Monday, July 14, 2014

Reviews

Last week on one of the writing loops I belong to there was a lengthy discussion about reviews. While we writers bask in the glow of a wonderful review, the bad reviews take the wind from our sails, leaving us riddled with self-doubt.

As a writer, I can't stress how important reviews are and, in some cases, how they can impact a writer's career both in a positive and negative way. If a novel receives a majority of glowing reviews, buzz builds about the book increasing sales. The impact may be the author is contracted to write more books for that publisher, or if they are self-published, the buzz may end up having publishers and agents reaching out to that author to offer them a contract or in the case of an agent, representation. Amanda Hocking is an excellent example of this. Of course, I'm not saying every writer that receives excellent reviews is going to have the same experience as Amanda.

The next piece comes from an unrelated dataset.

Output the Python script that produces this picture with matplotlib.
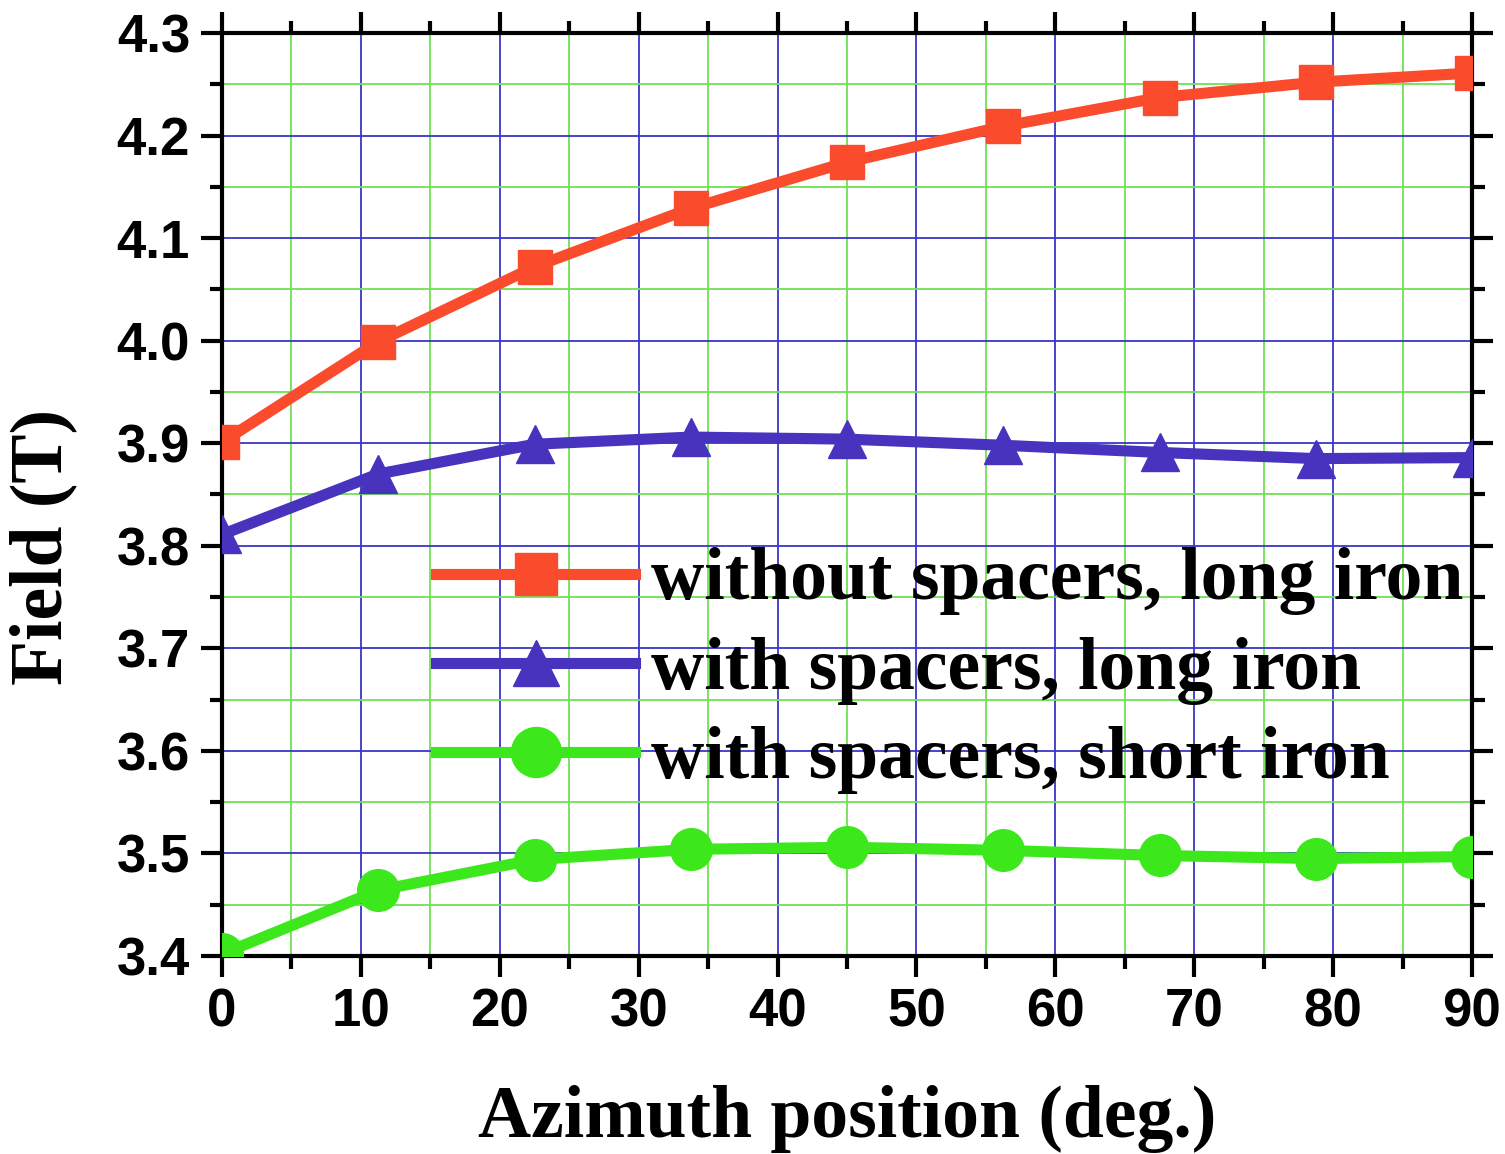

If a novel receives mostly negative reviews, odds are sales will be low and the publisher may decide not to publish any other novels by the author. Once a book receives a large number of negative reviews, it's very hard to overcome the stigma associated with the bad reviews. People may decide not to buy the next book based on reviews of previous books. Unfortunately if the novel is self-published, then rumors may start that the author self-published because their stuff is so bad, they couldn't get published any other way. Many times when an author chooses to self-publish that is not the case. They choose self-publishing to have control over the cover art, cover copy, and the like. They also can schedule the release date whereas in traditional publishing most novels aren't released until 12 months or more (usually 18 months) after the contract has been signed. I won't even mention the royalty issues.

Like most things in life, reviews can be good and bad. If you've read a book, please leave a review. You may be helping an author you enjoy reading reach new heights in her/his career.